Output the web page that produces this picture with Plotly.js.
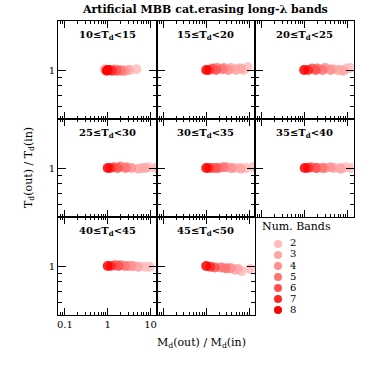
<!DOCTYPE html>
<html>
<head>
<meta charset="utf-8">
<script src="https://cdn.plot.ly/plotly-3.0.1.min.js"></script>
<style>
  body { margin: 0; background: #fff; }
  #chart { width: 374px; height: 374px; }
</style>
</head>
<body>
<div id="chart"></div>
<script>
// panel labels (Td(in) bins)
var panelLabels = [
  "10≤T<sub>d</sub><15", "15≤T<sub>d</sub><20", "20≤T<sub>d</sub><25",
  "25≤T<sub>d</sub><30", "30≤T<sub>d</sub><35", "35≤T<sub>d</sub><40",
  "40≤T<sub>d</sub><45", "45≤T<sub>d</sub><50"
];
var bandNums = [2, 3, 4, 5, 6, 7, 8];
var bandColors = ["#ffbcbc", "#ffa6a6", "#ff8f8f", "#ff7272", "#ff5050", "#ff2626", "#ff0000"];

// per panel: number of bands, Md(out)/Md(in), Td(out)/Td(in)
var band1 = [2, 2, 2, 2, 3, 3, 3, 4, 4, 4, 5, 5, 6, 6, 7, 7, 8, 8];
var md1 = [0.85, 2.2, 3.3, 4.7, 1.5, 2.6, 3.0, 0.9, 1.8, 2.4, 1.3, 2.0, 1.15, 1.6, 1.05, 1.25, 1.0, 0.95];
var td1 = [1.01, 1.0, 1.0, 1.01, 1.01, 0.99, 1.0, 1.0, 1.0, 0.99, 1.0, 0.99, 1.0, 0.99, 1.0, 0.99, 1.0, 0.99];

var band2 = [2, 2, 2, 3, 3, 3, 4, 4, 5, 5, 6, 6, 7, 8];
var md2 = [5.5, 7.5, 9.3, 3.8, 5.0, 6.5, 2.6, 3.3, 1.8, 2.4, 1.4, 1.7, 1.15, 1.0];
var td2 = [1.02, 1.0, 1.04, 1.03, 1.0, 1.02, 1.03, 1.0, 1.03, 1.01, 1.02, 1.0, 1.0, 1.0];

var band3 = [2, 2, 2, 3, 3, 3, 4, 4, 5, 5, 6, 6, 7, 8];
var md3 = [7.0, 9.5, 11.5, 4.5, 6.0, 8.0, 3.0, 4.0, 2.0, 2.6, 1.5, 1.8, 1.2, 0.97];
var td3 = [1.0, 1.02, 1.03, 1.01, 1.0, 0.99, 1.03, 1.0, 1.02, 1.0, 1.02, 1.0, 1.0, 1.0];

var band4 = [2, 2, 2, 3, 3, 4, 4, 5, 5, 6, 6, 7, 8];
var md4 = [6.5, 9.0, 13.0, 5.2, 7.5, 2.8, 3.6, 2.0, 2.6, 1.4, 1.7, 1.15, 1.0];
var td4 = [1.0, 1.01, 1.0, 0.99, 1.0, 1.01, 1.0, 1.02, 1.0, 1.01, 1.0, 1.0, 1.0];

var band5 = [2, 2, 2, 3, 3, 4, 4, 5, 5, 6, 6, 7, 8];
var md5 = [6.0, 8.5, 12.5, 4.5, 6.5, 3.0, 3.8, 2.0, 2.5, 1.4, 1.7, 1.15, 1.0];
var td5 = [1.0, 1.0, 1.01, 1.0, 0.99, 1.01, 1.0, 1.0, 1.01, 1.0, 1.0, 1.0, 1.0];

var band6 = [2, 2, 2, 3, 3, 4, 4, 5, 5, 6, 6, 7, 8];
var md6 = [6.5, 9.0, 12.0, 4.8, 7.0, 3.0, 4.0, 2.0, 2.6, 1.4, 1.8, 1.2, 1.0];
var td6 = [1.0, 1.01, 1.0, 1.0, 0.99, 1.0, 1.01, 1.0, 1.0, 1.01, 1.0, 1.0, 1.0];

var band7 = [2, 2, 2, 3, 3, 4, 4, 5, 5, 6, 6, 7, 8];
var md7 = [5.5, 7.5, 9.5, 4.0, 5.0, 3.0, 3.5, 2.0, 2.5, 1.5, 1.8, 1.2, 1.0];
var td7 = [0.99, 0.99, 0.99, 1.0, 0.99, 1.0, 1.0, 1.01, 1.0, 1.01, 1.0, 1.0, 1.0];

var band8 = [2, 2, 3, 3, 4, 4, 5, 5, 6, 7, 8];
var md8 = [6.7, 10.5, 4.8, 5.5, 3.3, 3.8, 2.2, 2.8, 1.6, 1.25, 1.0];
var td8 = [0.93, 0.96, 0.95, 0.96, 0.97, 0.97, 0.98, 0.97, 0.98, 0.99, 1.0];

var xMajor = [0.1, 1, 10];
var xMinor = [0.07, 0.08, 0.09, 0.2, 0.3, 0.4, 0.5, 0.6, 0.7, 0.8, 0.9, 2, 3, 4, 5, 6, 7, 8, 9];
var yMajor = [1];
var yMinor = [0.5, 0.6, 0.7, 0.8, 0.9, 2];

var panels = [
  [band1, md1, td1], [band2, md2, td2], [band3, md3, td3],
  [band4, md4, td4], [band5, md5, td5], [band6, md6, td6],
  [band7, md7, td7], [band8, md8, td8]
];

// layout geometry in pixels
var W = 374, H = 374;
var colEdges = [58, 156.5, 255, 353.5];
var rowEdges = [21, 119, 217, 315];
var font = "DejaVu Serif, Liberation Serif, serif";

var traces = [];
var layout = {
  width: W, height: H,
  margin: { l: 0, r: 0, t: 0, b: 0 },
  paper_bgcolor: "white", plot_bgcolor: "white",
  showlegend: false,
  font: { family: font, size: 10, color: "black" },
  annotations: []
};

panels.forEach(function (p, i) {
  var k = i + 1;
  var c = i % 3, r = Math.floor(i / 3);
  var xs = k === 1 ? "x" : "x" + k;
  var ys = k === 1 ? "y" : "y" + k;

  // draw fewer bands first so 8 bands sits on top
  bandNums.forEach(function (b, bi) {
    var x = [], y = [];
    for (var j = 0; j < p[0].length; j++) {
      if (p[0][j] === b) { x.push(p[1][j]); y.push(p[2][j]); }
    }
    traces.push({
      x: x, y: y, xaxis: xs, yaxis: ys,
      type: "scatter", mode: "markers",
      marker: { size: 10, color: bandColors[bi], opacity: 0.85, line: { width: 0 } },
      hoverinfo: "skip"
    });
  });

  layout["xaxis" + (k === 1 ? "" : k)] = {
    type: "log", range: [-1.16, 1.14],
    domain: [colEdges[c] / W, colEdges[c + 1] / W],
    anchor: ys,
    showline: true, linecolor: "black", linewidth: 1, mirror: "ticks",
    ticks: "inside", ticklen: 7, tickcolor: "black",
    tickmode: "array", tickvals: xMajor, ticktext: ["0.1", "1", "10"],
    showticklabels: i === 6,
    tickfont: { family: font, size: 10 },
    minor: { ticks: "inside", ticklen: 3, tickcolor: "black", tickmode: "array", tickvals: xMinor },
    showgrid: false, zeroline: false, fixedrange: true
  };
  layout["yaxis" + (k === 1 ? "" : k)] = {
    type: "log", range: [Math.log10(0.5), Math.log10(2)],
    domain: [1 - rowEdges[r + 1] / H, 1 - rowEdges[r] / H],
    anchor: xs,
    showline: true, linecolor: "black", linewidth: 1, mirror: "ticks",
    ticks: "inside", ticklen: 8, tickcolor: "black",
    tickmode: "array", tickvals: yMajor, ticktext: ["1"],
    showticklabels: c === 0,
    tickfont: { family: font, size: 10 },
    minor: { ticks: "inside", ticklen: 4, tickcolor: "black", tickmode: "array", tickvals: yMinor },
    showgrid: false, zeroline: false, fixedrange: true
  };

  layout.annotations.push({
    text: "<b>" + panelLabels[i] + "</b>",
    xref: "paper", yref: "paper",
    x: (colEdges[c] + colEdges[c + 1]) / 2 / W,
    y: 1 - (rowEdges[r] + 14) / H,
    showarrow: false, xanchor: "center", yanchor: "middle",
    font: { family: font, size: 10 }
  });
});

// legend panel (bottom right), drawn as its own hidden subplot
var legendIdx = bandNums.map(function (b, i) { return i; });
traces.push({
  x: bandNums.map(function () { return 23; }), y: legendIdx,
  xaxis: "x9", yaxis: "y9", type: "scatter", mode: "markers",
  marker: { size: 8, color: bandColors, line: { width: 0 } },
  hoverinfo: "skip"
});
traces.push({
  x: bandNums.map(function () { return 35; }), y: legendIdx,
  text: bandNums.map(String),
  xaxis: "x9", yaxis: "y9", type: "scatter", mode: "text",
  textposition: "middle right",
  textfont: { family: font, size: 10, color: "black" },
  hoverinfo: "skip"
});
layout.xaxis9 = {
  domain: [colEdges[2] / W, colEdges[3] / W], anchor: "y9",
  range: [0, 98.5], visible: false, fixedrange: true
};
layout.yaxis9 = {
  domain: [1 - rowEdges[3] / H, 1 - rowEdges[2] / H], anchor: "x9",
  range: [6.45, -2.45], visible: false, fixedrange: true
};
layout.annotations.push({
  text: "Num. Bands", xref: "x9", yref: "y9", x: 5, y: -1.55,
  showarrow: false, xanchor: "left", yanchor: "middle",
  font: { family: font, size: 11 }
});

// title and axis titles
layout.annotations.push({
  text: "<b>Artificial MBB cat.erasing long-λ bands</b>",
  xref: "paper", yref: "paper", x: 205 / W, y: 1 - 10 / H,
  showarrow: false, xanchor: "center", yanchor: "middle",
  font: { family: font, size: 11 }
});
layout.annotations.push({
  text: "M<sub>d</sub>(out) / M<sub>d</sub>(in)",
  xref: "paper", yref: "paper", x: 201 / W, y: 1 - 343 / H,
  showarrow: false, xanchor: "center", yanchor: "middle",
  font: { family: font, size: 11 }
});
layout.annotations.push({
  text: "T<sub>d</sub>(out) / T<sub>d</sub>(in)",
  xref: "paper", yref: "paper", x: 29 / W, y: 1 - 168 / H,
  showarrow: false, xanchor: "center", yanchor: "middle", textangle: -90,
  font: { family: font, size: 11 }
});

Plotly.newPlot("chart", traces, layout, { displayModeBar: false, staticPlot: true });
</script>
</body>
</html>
○ ○ ○ ○
(EXERCISE PROMPT): Leave out the pictures and repeat exactly the lines from the start of the material through the line that contains "1.0, 1.0, 1.0, 1.0];", both included.

(ANSWER):
Output the web page that produces this picture with Plotly.js.
<!DOCTYPE html>
<html>
<head>
<meta charset="utf-8">
<script src="https://cdn.plot.ly/plotly-3.0.1.min.js"></script>
<style>
  body { margin: 0; background: #fff; }
  #chart { width: 374px; height: 374px; }
</style>
</head>
<body>
<div id="chart"></div>
<script>
// panel labels (Td(in) bins)
var panelLabels = [
  "10≤T<sub>d</sub><15", "15≤T<sub>d</sub><20", "20≤T<sub>d</sub><25",
  "25≤T<sub>d</sub><30", "30≤T<sub>d</sub><35", "35≤T<sub>d</sub><40",
  "40≤T<sub>d</sub><45", "45≤T<sub>d</sub><50"
];
var bandNums = [2, 3, 4, 5, 6, 7, 8];
var bandColors = ["#ffbcbc", "#ffa6a6", "#ff8f8f", "#ff7272", "#ff5050", "#ff2626", "#ff0000"];

// per panel: number of bands, Md(out)/Md(in), Td(out)/Td(in)
var band1 = [2, 2, 2, 2, 3, 3, 3, 4, 4, 4, 5, 5, 6, 6, 7, 7, 8, 8];
var md1 = [0.85, 2.2, 3.3, 4.7, 1.5, 2.6, 3.0, 0.9, 1.8, 2.4, 1.3, 2.0, 1.15, 1.6, 1.05, 1.25, 1.0, 0.95];
var td1 = [1.01, 1.0, 1.0, 1.01, 1.01, 0.99, 1.0, 1.0, 1.0, 0.99, 1.0, 0.99, 1.0, 0.99, 1.0, 0.99, 1.0, 0.99];

var band2 = [2, 2, 2, 3, 3, 3, 4, 4, 5, 5, 6, 6, 7, 8];
var md2 = [5.5, 7.5, 9.3, 3.8, 5.0, 6.5, 2.6, 3.3, 1.8, 2.4, 1.4, 1.7, 1.15, 1.0];
var td2 = [1.02, 1.0, 1.04, 1.03, 1.0, 1.02, 1.03, 1.0, 1.03, 1.01, 1.02, 1.0, 1.0, 1.0];

var band3 = [2, 2, 2, 3, 3, 3, 4, 4, 5, 5, 6, 6, 7, 8];
var md3 = [7.0, 9.5, 11.5, 4.5, 6.0, 8.0, 3.0, 4.0, 2.0, 2.6, 1.5, 1.8, 1.2, 0.97];
var td3 = [1.0, 1.02, 1.03, 1.01, 1.0, 0.99, 1.03, 1.0, 1.02, 1.0, 1.02, 1.0, 1.0, 1.0];

var band4 = [2, 2, 2, 3, 3, 4, 4, 5, 5, 6, 6, 7, 8];
var md4 = [6.5, 9.0, 13.0, 5.2, 7.5, 2.8, 3.6, 2.0, 2.6, 1.4, 1.7, 1.15, 1.0];
var td4 = [1.0, 1.01, 1.0, 0.99, 1.0, 1.01, 1.0, 1.02, 1.0, 1.01, 1.0, 1.0, 1.0];

var band5 = [2, 2, 2, 3, 3, 4, 4, 5, 5, 6, 6, 7, 8];
var md5 = [6.0, 8.5, 12.5, 4.5, 6.5, 3.0, 3.8, 2.0, 2.5, 1.4, 1.7, 1.15, 1.0];
var td5 = [1.0, 1.0, 1.01, 1.0, 0.99, 1.01, 1.0, 1.0, 1.01, 1.0, 1.0, 1.0, 1.0];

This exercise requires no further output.